Bei der Hotellerie und Gastronomie führte der Lockdown zu einem nahezu vollständigen Umsatzausfall. Die von den verschiedenen Landesregierungen vorgesehenen Lockerungen des Lockdowns werden hier sicherlich zu einer Verbesserung führen. Parallel schließen die notwendigen, aber auch strikten Rahmenbedingungen mit u.a. Hygienevorschriften und Abstandsregelungen einen normalen Geschäftsbetrieb auch in den kommenden Monaten aus. Dadurch könnten erzielbare Umsätze für ein wirtschaftliches Überleben nicht ausreichen. Die Gefahr von Insolvenzen und einer Marktbereinigung auf Anbieter- und Betreiberseite ist somit trotz Überbrückungskonzepte, Mietstundungen sowie staatlichen Förderungen und Hilfszahlungen nach wie vor groß. In Abhängigkeit der Zeitdauer der Pandemie und dem Zeitpunkt der Aufnahme des Normalbetriebs rechnet NAI apollo mit zum Teil deutlichen Miet- bzw.

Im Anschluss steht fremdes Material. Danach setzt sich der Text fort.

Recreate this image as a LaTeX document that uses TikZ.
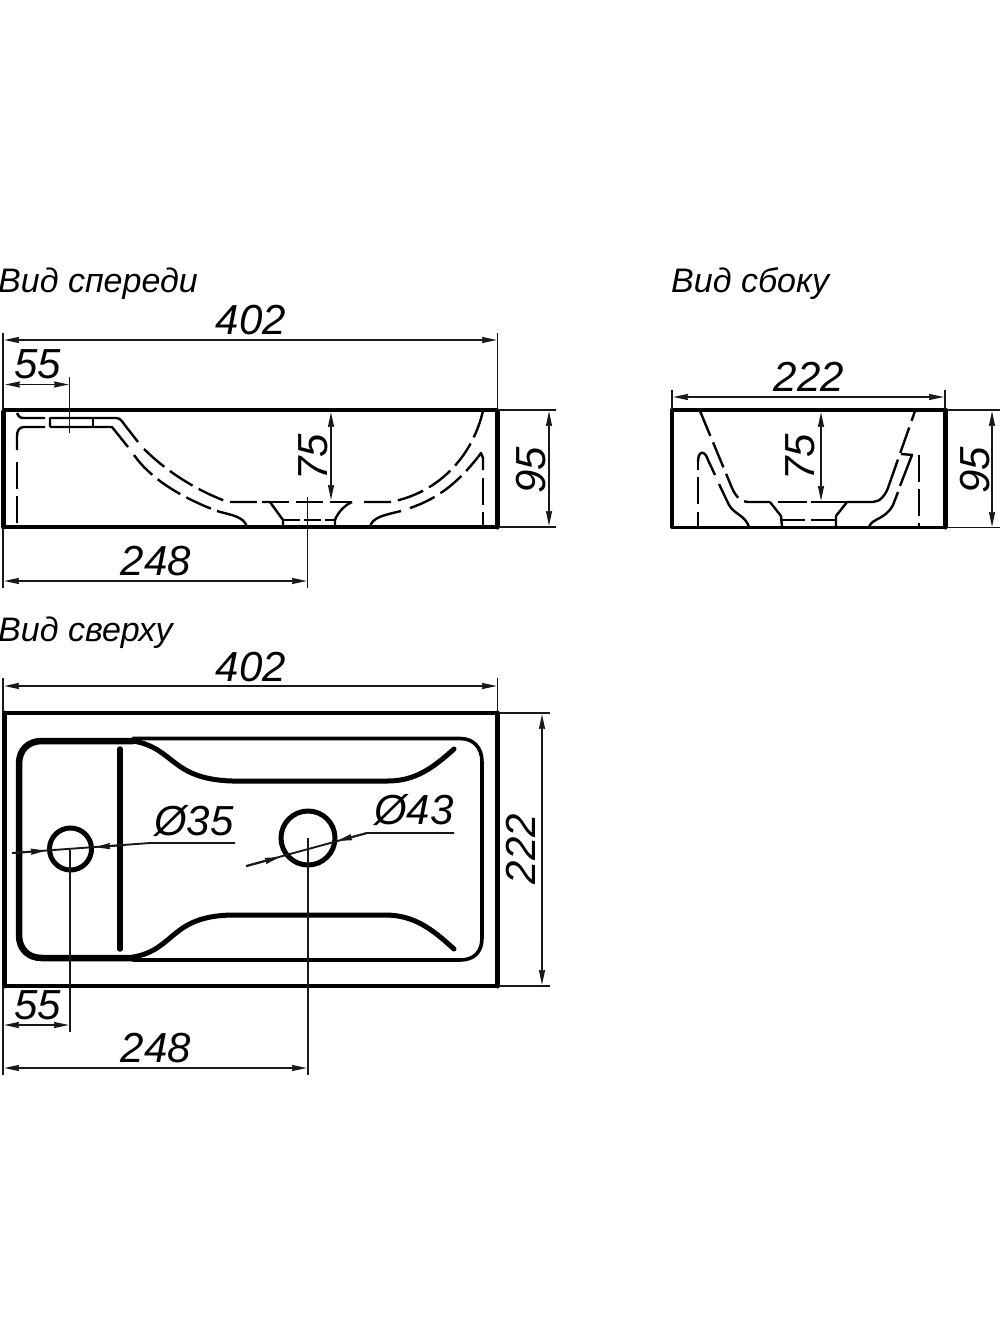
\documentclass[tikz,border=0pt]{standalone}
\usepackage{fontspec}
\setmainfont{Liberation Sans}
\usetikzlibrary{arrows.meta}
\tikzset{
  thin line/.style={line width=1.9pt,black!90},
  outline/.style={line width=3.8pt,line cap=round,line join=round},
  thick edge/.style={line width=5pt,line cap=round,line join=round},
  rim/.style={line width=3.6pt,line cap=round,line join=round},
  hidden/.style={line width=2.4pt,dash pattern=on 27pt off 7pt},
  hidshort/.style={line width=2.4pt,dash pattern=on 17pt off 4pt},
  solidh/.style={line width=2.4pt,line join=round},
  tipped/.style={-{Stealth[length=15pt,width=6pt,inset=1pt]}},
  dim/.style={line width=1.9pt,black!90,{Stealth[length=15pt,width=6pt,inset=1pt]}-{Stealth[length=15pt,width=6pt,inset=1pt]}},
  num/.style={font=\fontsize{42}{42}\selectfont\itshape,inner sep=0pt},
  captext/.style={font=\fontsize{34}{34}\selectfont\itshape,inner sep=0pt,anchor=west},
}
\begin{document}
\begin{tikzpicture}[x=1pt,y=-1pt]
\useasboundingbox (0,0) rectangle (1000,1340);
% ---------- captions
\node[captext] (c1) at (-2,284) {Вид спереди};
\node[captext] (c2) at (671,284) {Вид сбоку};
\node[captext] (c3) at (-2,633) {Вид сверху};
% ---------- FRONT VIEW
\draw[outline] (4,527) -- (497,527);
\draw[outline] (4,410) -- (497,410);
\draw[thick edge] (3.5,412) -- (3.5,527);
\draw[thick edge] (497,412) -- (497,527);
% hidden
\draw[solidh] (17,413) .. controls (19,417) and (20,418) .. (24,418) -- (45,418);
\draw[solidh] (50,427) -- (50,418) -- (116,418) .. controls (120,418) and (122,421) .. (124,424) -- (138,442);
\draw[solidh] (93,418) -- (93,427);
\draw[solidh] (50,427) -- (112,427) -- (128,447);
\draw[solidh] (45,427) -- (24,427) .. controls (19,427) and (17,431) .. (17,436) -- (17,450);
\draw[hidden] (17,462) -- (17,527);
\draw[hidden] (144,449) .. controls (165,470) and (195,490) .. (228,502) -- (262,502);
\draw[hidden] (134,455) .. controls (150,478) and (180,497) .. (217,511);
\draw[solidh] (217,511) .. controls (230,515) and (244,516) .. (247,527);
\draw[solidh] (262,502) -- (270,502) -- (283,520) -- (283,527);
\draw[hidshort] (283,520) -- (335,520);
\draw[hidden] (262,502) -- (352,502);
\draw[solidh] (335,527) -- (335,520) .. controls (338,512) and (345,505) .. (352,502);
\draw[hidden] (364,502) -- (390,502) .. controls (430,495) and (470,465) .. (483,411);
\draw[solidh] (370,527) .. controls (372,517) and (385,515) .. (401,511);
\draw[hidden] (410,508) .. controls (440,498) and (460,480) .. (478,457);
\draw[solidh] (478,457) -- (481,453) -- (483,458) -- (483,470);
\draw[hidden] (483,478) -- (483,527);
% dims front
\draw[thin line] (3,333) -- (3,410);
\draw[thin line] (497.5,333) -- (497.5,410);
\draw[dim] (4,340) -- (497,340);
\draw[thin line] (69.5,377) -- (69.5,433);
\draw[dim] (5,384.5) -- (69,384.5);
\draw[thin line] (3,527) -- (3,588);
\draw[thin line] (307.5,497) -- (307.5,588);
\draw[dim] (4,581) -- (307,581);
\draw[thin line] (498,410) -- (556,410);
\draw[thin line] (498,527) -- (556,527);
\draw[dim] (549,411) -- (549,526);
\draw[dim] (331,412) -- (331,500);
\node[num] (n1) at (251,320) {402};
\node[num] (n2) at (38,364) {55};
\node[num] (n3) at (156,561) {248};
\node[num,rotate=90] (n4) at (313,457) {75};
\node[num,rotate=90] (n5) at (531,470) {95};
% ---------- SIDE VIEW
\draw[outline] (672,527.5) -- (945,527.5);
\draw[outline] (672,410) -- (945,410);
\draw[rim] (672,410) -- (672,527);
\draw[thick edge] (945,410) -- (945,527);
\draw[hidden] (700,411) -- (732,488) .. controls (736,497) and (741,502) .. (748,502) -- (770,502);
\draw[solidh] (770,502) -- (781,516) -- (782,527);
\draw[solidh] (782,520) -- (805,520);
\draw[solidh] (811,520) -- (836,520);
\draw[solidh] (778,502) -- (807,502);
\draw[solidh] (811,502) -- (847,502);
\draw[solidh] (836,527) -- (836,516) -- (847,502) -- (873,502) .. controls (880,502) and (886,495) .. (889,485);
\draw[hidden] (889,485) -- (915,411);
\draw[solidh] (698,527) -- (698,512);
\draw[hidden] (698,504) -- (698,462);
\draw[solidh] (698,462) .. controls (698,450) and (705,450) .. (708,460) -- (715,475);
\draw[solidh] (719,484) -- (729,505) .. controls (735,515) and (745,515) .. (749,527);
\draw[solidh] (869,527) .. controls (872,518) and (885,520) .. (893,505) -- (898,492);
\draw[solidh] (900,486) -- (912,455);
\draw[solidh] (901,454) -- (913,455);
\draw[hidden] (919,455) -- (919,527);
% dims side
\draw[thin line] (672,390) -- (672,410);
\draw[thin line] (945,390) -- (945,410);
\draw[dim] (673,397) -- (944,397);
\draw[dim] (821,412) -- (821,501);
\draw[thin line] (947,410) -- (1000,410);
\draw[thin line] (947,527.5) -- (1000,527.5);
\draw[dim] (992,411) -- (992,527);
\node[num] (n6) at (809,377) {222};
\node[num,rotate=90] (n7) at (800,457) {75};
\node[num,rotate=90] (n8) at (975,470) {95};
% ---------- TOP VIEW
\draw[outline] (4,713) -- (497,713);
\draw[outline] (4,986) -- (497,986);
\draw[thick edge] (4,713) -- (4,986);
\draw[thick edge] (497.5,713) -- (497.5,986);
% basin
\draw[thick edge,line width=6.5pt] (133,958) -- (42,958) .. controls (28,958) and (19,949) .. (19,935) -- (19,764) .. controls (19,750) and (28,741) .. (42,741) -- (133,741);
\draw[rim] (133,738.5) -- (460,738.5) .. controls (474,738.5) and (482,748) .. (482,762) -- (482,938) .. controls (482,952) and (474,960) .. (460,960) -- (133,960);
\draw[thick edge] (133,741) .. controls (175,748) and (170,779) .. (232,781) -- (388,781) .. controls (415,781) and (433,768) .. (454,749);
\draw[thick edge] (133,957) .. controls (175,950) and (170,916) .. (232,915) -- (385,915) .. controls (415,915) and (433,930) .. (454,949);
\draw[thick edge,line width=5.5pt] (120,749) -- (120,949);
% holes
\node[circle,draw,line width=5pt,minimum size=42pt,inner sep=0pt] (h1) at (70.5,849) {};
\node[circle,draw,line width=5pt,minimum size=54pt,inner sep=0pt] (h2) at (308,838) {};
% leaders
\draw[thin line] (12,853) -- (150,843) -- (235,843);
\draw[thin line,tipped] (14,853) -- (46,850.6);
\draw[thin line,tipped] (125,845) -- (95,847.2);
\draw[thin line] (246,866) -- (367,833) -- (454,833);
\draw[thin line,tipped] (247,866) -- (280,857);
\draw[thin line,tipped] (366,833.3) -- (337,841);
% dims top
\draw[thin line] (3,678) -- (3,713);
\draw[thin line] (497.5,678) -- (497.5,713);
\draw[dim] (4,686) -- (497,686);
\draw[thin line] (70,850) -- (70,1032);
\draw[thin line] (3,986) -- (3,1075);
\draw[thin line] (308,838) -- (308,1075);
\draw[dim] (4,1025) -- (69,1025);
\draw[dim] (4,1068) -- (307,1068);
\draw[thin line] (499,713) -- (550,713);
\draw[thin line] (499,986) -- (550,986);
\draw[dim] (542,714) -- (542,985);
\node[num] (n9) at (251,667) {402};
\node[num] (n10) at (38,1005) {55};
\node[num] (n11) at (156,1048) {248};
\node[num] (n12) at (194,821) {Ø35};
\node[num] (n13) at (414,810) {Ø43};
\node[num,rotate=90] (n14) at (521,849) {222};
\end{tikzpicture}
\end{document}
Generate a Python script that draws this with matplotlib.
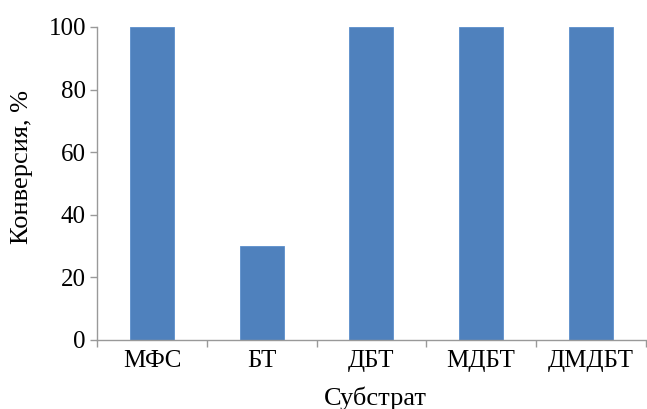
import matplotlib.pyplot as plt
import numpy as np

# Данные
substraty = ['МФС', 'БТ', 'ДБТ', 'МДБТ', 'ДМДБТ']
konversiya = [100, 30, 100, 100, 100]
y_ticks = [0, 20, 40, 60, 80, 100]

plt.rcParams['font.family'] = ['Liberation Serif', 'DejaVu Serif']

fig = plt.figure(figsize=(6.47, 4.09), dpi=100)
ax = fig.add_axes([0.150, 0.169, 0.848, 0.765])

x = np.arange(len(substraty))
ax.bar(x, konversiya, width=0.4, color='#4F81BD', edgecolor='#5B8FCC', linewidth=0.6)

ax.set_xlim(-0.5, len(substraty) - 0.5)
ax.set_ylim(0, 100)
ax.set_yticks(y_ticks)
ax.tick_params(axis='y', labelsize=18, direction='out', length=5, width=1,
               color='#999999', pad=3)

# подписи по центру категорий, штрихи между категориями
ax.set_xticks(x)
ax.set_xticklabels(substraty)
ax.set_xticks(np.arange(-0.5, len(substraty)), minor=True)
ax.tick_params(axis='x', which='major', length=0, labelsize=18, pad=7)
ax.tick_params(axis='x', which='minor', length=5, width=1, color='#999999',
               direction='out')

for side in ['top', 'right']:
    ax.spines[side].set_visible(False)
for side in ['left', 'bottom']:
    ax.spines[side].set_color('#999999')
    ax.spines[side].set_linewidth(1)

ax.set_xlabel('Субстрат', fontsize=19)
ax.xaxis.label.set_va('baseline')
ax.xaxis.set_label_coords(0.507, -0.208)

ax.set_ylabel('Конверсия, %', fontsize=19)
ax.yaxis.label.set_va('center')
ax.yaxis.set_label_coords(-0.136, 0.553)

plt.savefig('out.png', dpi=100)
plt.close()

Pachtrückgängen aufgrund notwendiger Kosteneinsparungen und fehlender Flächennachfrage seitens (potentieller) Mieter. „Die Bereiche Hotel und Gastronomie zählen zu den am stärksten betroffen Wirtschaftsbereichen in Deutschland.

Insbesondere der Auslandstourismus wird voraussichtlich längere Zeit nicht mehr auf das Vorkrisenniveau zurückkehren können“, meint Wende. Zudem werde entscheidend sein, wie sich die Erfahrungen mit Onlinekommunikationstechniken auf Geschäftsreisen auswirken. „Schon heute ist prognostizierbar, dass die Anzahl von Geschäftsreisen zurückgehen wird, auch wenn das persönliche Treffen nicht gänzlich ersetzt werden kann. Dies wird sich in den entsprechenden Märkten sowohl der Hotellerie als auch der Gastronomie niederschlagen“, sagt Wende.